### EXERCISE REQUIREMENTS
Leave out the images; return the rest of the data exactly.

[Begin EXERCISE INPUTS]

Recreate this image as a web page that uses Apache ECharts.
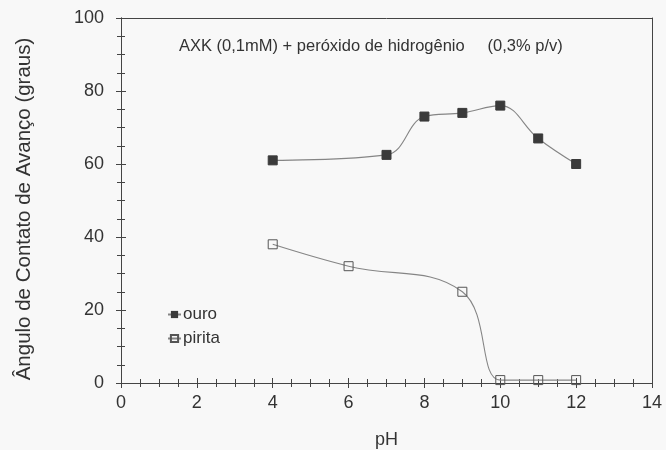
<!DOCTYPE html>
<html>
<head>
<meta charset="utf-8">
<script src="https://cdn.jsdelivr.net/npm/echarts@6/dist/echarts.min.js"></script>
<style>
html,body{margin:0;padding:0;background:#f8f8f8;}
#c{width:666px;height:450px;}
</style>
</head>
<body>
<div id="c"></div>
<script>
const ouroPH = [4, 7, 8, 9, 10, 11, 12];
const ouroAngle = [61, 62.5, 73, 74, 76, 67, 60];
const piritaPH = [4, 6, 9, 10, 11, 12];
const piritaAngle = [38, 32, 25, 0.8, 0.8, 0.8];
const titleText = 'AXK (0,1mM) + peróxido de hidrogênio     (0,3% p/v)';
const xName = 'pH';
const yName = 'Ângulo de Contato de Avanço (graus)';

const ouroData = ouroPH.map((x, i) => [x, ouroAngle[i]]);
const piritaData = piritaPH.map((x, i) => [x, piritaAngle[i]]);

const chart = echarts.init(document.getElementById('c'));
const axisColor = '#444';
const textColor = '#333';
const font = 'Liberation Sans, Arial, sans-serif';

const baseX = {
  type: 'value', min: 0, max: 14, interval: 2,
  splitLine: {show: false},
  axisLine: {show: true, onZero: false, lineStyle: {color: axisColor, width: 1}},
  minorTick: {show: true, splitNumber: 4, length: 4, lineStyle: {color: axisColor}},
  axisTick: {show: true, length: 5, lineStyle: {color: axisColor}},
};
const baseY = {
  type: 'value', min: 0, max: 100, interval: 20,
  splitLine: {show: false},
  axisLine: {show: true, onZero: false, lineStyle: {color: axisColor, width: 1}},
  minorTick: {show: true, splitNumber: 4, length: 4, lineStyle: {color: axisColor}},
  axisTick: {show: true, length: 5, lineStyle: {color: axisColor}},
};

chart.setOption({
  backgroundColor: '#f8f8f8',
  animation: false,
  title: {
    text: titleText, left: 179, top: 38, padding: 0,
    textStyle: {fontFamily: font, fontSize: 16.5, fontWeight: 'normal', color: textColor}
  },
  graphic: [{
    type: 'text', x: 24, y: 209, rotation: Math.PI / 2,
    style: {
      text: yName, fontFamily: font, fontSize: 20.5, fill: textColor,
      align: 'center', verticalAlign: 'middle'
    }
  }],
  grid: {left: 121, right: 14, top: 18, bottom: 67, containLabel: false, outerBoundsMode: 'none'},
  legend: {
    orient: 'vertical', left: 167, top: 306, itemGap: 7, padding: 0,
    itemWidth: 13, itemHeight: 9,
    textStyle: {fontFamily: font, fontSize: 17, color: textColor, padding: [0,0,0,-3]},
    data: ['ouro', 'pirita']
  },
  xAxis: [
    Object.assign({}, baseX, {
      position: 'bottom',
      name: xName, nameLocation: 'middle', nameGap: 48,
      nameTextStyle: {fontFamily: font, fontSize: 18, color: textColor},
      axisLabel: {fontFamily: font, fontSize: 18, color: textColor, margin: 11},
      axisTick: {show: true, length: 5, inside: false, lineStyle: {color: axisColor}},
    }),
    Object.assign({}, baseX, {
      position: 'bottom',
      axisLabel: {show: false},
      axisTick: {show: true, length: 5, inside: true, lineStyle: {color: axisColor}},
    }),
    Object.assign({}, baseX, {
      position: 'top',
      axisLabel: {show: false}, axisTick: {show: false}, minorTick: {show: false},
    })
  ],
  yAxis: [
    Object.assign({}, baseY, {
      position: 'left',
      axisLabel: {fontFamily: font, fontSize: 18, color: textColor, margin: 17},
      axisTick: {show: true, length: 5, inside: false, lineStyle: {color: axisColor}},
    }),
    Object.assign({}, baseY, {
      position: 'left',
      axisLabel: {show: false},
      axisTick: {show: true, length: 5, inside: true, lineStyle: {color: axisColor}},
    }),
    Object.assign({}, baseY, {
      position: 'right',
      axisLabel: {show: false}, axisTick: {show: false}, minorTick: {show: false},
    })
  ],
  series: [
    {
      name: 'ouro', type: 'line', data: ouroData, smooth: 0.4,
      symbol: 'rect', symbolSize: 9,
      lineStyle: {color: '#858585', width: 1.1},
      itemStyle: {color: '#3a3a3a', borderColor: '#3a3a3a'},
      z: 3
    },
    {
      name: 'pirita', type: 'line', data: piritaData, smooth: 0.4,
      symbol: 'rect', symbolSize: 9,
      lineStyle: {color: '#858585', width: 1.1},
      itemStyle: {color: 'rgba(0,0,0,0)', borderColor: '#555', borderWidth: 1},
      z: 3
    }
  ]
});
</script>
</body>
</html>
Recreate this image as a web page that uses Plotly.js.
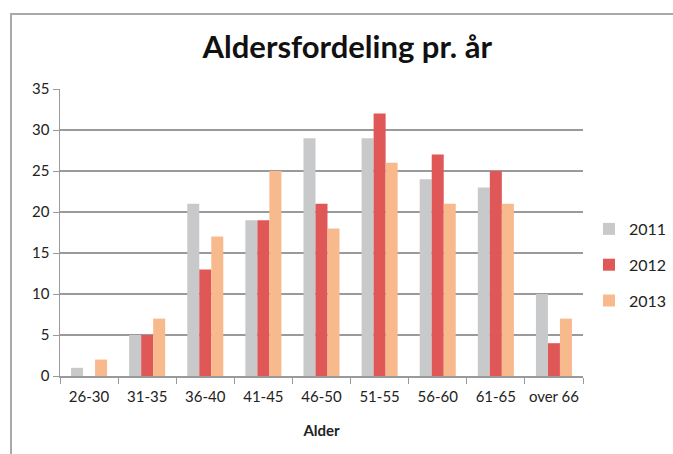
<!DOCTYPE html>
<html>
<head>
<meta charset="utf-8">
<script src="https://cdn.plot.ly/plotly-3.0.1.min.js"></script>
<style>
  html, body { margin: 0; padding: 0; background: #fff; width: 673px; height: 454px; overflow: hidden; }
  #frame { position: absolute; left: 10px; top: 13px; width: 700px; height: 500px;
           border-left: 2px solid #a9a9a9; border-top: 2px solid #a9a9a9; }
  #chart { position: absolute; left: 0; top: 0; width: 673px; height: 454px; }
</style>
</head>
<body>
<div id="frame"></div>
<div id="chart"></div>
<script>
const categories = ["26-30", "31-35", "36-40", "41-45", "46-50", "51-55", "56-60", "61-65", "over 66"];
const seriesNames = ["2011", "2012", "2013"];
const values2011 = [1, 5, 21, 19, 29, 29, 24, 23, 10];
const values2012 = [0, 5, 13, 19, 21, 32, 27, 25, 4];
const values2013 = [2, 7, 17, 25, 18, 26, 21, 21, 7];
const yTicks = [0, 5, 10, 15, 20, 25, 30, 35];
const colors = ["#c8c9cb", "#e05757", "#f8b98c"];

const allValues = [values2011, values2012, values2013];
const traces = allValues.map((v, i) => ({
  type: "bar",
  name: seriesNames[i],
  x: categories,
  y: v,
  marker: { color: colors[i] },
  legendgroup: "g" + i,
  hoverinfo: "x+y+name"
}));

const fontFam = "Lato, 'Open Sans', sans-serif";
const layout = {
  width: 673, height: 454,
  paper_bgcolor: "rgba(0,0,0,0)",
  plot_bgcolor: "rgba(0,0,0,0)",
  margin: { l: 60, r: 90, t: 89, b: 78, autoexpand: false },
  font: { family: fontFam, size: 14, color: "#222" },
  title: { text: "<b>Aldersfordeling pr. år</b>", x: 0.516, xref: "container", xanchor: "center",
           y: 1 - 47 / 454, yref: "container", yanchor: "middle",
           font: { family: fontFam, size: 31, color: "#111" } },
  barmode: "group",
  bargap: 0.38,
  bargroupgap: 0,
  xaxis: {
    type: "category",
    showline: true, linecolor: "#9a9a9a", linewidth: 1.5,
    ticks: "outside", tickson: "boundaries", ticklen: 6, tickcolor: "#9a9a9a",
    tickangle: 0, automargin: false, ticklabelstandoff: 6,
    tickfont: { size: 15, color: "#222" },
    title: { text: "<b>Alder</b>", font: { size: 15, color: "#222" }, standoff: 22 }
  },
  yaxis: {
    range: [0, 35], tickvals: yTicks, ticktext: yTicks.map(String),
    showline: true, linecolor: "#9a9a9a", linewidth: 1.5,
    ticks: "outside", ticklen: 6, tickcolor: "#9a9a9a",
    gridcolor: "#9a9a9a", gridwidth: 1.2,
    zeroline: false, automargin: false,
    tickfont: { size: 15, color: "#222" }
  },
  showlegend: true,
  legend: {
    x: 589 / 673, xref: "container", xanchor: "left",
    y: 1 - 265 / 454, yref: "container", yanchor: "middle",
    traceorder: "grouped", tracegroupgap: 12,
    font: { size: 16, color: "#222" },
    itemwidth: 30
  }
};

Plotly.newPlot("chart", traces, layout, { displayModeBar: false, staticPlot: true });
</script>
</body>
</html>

[End EXERCISE INPUTS]

### SOLUTION FOR THIS PROBLEM
Recreate this image as a web page that uses Apache ECharts.
<!DOCTYPE html>
<html>
<head>
<meta charset="utf-8">
<script src="https://cdn.jsdelivr.net/npm/echarts@6/dist/echarts.min.js"></script>
<style>
html,body{margin:0;padding:0;background:#f8f8f8;}
#c{width:666px;height:450px;}
</style>
</head>
<body>
<div id="c"></div>
<script>
const ouroPH = [4, 7, 8, 9, 10, 11, 12];
const ouroAngle = [61, 62.5, 73, 74, 76, 67, 60];
const piritaPH = [4, 6, 9, 10, 11, 12];
const piritaAngle = [38, 32, 25, 0.8, 0.8, 0.8];
const titleText = 'AXK (0,1mM) + peróxido de hidrogênio     (0,3% p/v)';
const xName = 'pH';
const yName = 'Ângulo de Contato de Avanço (graus)';

const ouroData = ouroPH.map((x, i) => [x, ouroAngle[i]]);
const piritaData = piritaPH.map((x, i) => [x, piritaAngle[i]]);

const chart = echarts.init(document.getElementById('c'));
const axisColor = '#444';
const textColor = '#333';
const font = 'Liberation Sans, Arial, sans-serif';

const baseX = {
  type: 'value', min: 0, max: 14, interval: 2,
  splitLine: {show: false},
  axisLine: {show: true, onZero: false, lineStyle: {color: axisColor, width: 1}},
  minorTick: {show: true, splitNumber: 4, length: 4, lineStyle: {color: axisColor}},
  axisTick: {show: true, length: 5, lineStyle: {color: axisColor}},
};
const baseY = {
  type: 'value', min: 0, max: 100, interval: 20,
  splitLine: {show: false},
  axisLine: {show: true, onZero: false, lineStyle: {color: axisColor, width: 1}},
  minorTick: {show: true, splitNumber: 4, length: 4, lineStyle: {color: axisColor}},
  axisTick: {show: true, length: 5, lineStyle: {color: axisColor}},
};

chart.setOption({
  backgroundColor: '#f8f8f8',
  animation: false,
  title: {
    text: titleText, left: 179, top: 38, padding: 0,
    textStyle: {fontFamily: font, fontSize: 16.5, fontWeight: 'normal', color: textColor}
  },
  graphic: [{
    type: 'text', x: 24, y: 209, rotation: Math.PI / 2,
    style: {
      text: yName, fontFamily: font, fontSize: 20.5, fill: textColor,
      align: 'center', verticalAlign: 'middle'
    }
  }],
  grid: {left: 121, right: 14, top: 18, bottom: 67, containLabel: false, outerBoundsMode: 'none'},
  legend: {
    orient: 'vertical', left: 167, top: 306, itemGap: 7, padding: 0,
    itemWidth: 13, itemHeight: 9,
    textStyle: {fontFamily: font, fontSize: 17, color: textColor, padding: [0,0,0,-3]},
    data: ['ouro', 'pirita']
  },
  xAxis: [
    Object.assign({}, baseX, {
      position: 'bottom',
      name: xName, nameLocation: 'middle', nameGap: 48,
      nameTextStyle: {fontFamily: font, fontSize: 18, color: textColor},
      axisLabel: {fontFamily: font, fontSize: 18, color: textColor, margin: 11},
      axisTick: {show: true, length: 5, inside: false, lineStyle: {color: axisColor}},
    }),
    Object.assign({}, baseX, {
      position: 'bottom',
      axisLabel: {show: false},
      axisTick: {show: true, length: 5, inside: true, lineStyle: {color: axisColor}},
    }),
    Object.assign({}, baseX, {
      position: 'top',
      axisLabel: {show: false}, axisTick: {show: false}, minorTick: {show: false},
    })
  ],
  yAxis: [
    Object.assign({}, baseY, {
      position: 'left',
      axisLabel: {fontFamily: font, fontSize: 18, color: textColor, margin: 17},
      axisTick: {show: true, length: 5, inside: false, lineStyle: {color: axisColor}},
    }),
    Object.assign({}, baseY, {
      position: 'left',
      axisLabel: {show: false},
      axisTick: {show: true, length: 5, inside: true, lineStyle: {color: axisColor}},
    }),
    Object.assign({}, baseY, {
      position: 'right',
      axisLabel: {show: false}, axisTick: {show: false}, minorTick: {show: false},
    })
  ],
  series: [
    {
      name: 'ouro', type: 'line', data: ouroData, smooth: 0.4,
      symbol: 'rect', symbolSize: 9,
      lineStyle: {color: '#858585', width: 1.1},
      itemStyle: {color: '#3a3a3a', borderColor: '#3a3a3a'},
      z: 3
    },
    {
      name: 'pirita', type: 'line', data: piritaData, smooth: 0.4,
      symbol: 'rect', symbolSize: 9,
      lineStyle: {color: '#858585', width: 1.1},
      itemStyle: {color: 'rgba(0,0,0,0)', borderColor: '#555', borderWidth: 1},
      z: 3
    }
  ]
});
</script>
</body>
</html>
Recreate this image as a web page that uses Plotly.js.
<!DOCTYPE html>
<html>
<head>
<meta charset="utf-8">
<script src="https://cdn.plot.ly/plotly-3.0.1.min.js"></script>
<style>
  html, body { margin: 0; padding: 0; background: #fff; width: 673px; height: 454px; overflow: hidden; }
  #frame { position: absolute; left: 10px; top: 13px; width: 700px; height: 500px;
           border-left: 2px solid #a9a9a9; border-top: 2px solid #a9a9a9; }
  #chart { position: absolute; left: 0; top: 0; width: 673px; height: 454px; }
</style>
</head>
<body>
<div id="frame"></div>
<div id="chart"></div>
<script>
const categories = ["26-30", "31-35", "36-40", "41-45", "46-50", "51-55", "56-60", "61-65", "over 66"];
const seriesNames = ["2011", "2012", "2013"];
const values2011 = [1, 5, 21, 19, 29, 29, 24, 23, 10];
const values2012 = [0, 5, 13, 19, 21, 32, 27, 25, 4];
const values2013 = [2, 7, 17, 25, 18, 26, 21, 21, 7];
const yTicks = [0, 5, 10, 15, 20, 25, 30, 35];
const colors = ["#c8c9cb", "#e05757", "#f8b98c"];

const allValues = [values2011, values2012, values2013];
const traces = allValues.map((v, i) => ({
  type: "bar",
  name: seriesNames[i],
  x: categories,
  y: v,
  marker: { color: colors[i] },
  legendgroup: "g" + i,
  hoverinfo: "x+y+name"
}));

const fontFam = "Lato, 'Open Sans', sans-serif";
const layout = {
  width: 673, height: 454,
  paper_bgcolor: "rgba(0,0,0,0)",
  plot_bgcolor: "rgba(0,0,0,0)",
  margin: { l: 60, r: 90, t: 89, b: 78, autoexpand: false },
  font: { family: fontFam, size: 14, color: "#222" },
  title: { text: "<b>Aldersfordeling pr. år</b>", x: 0.516, xref: "container", xanchor: "center",
           y: 1 - 47 / 454, yref: "container", yanchor: "middle",
           font: { family: fontFam, size: 31, color: "#111" } },
  barmode: "group",
  bargap: 0.38,
  bargroupgap: 0,
  xaxis: {
    type: "category",
    showline: true, linecolor: "#9a9a9a", linewidth: 1.5,
    ticks: "outside", tickson: "boundaries", ticklen: 6, tickcolor: "#9a9a9a",
    tickangle: 0, automargin: false, ticklabelstandoff: 6,
    tickfont: { size: 15, color: "#222" },
    title: { text: "<b>Alder</b>", font: { size: 15, color: "#222" }, standoff: 22 }
  },
  yaxis: {
    range: [0, 35], tickvals: yTicks, ticktext: yTicks.map(String),
    showline: true, linecolor: "#9a9a9a", linewidth: 1.5,
    ticks: "outside", ticklen: 6, tickcolor: "#9a9a9a",
    gridcolor: "#9a9a9a", gridwidth: 1.2,
    zeroline: false, automargin: false,
    tickfont: { size: 15, color: "#222" }
  },
  showlegend: true,
  legend: {
    x: 589 / 673, xref: "container", xanchor: "left",
    y: 1 - 265 / 454, yref: "container", yanchor: "middle",
    traceorder: "grouped", tracegroupgap: 12,
    font: { size: 16, color: "#222" },
    itemwidth: 30
  }
};

Plotly.newPlot("chart", traces, layout, { displayModeBar: false, staticPlot: true });
</script>
</body>
</html>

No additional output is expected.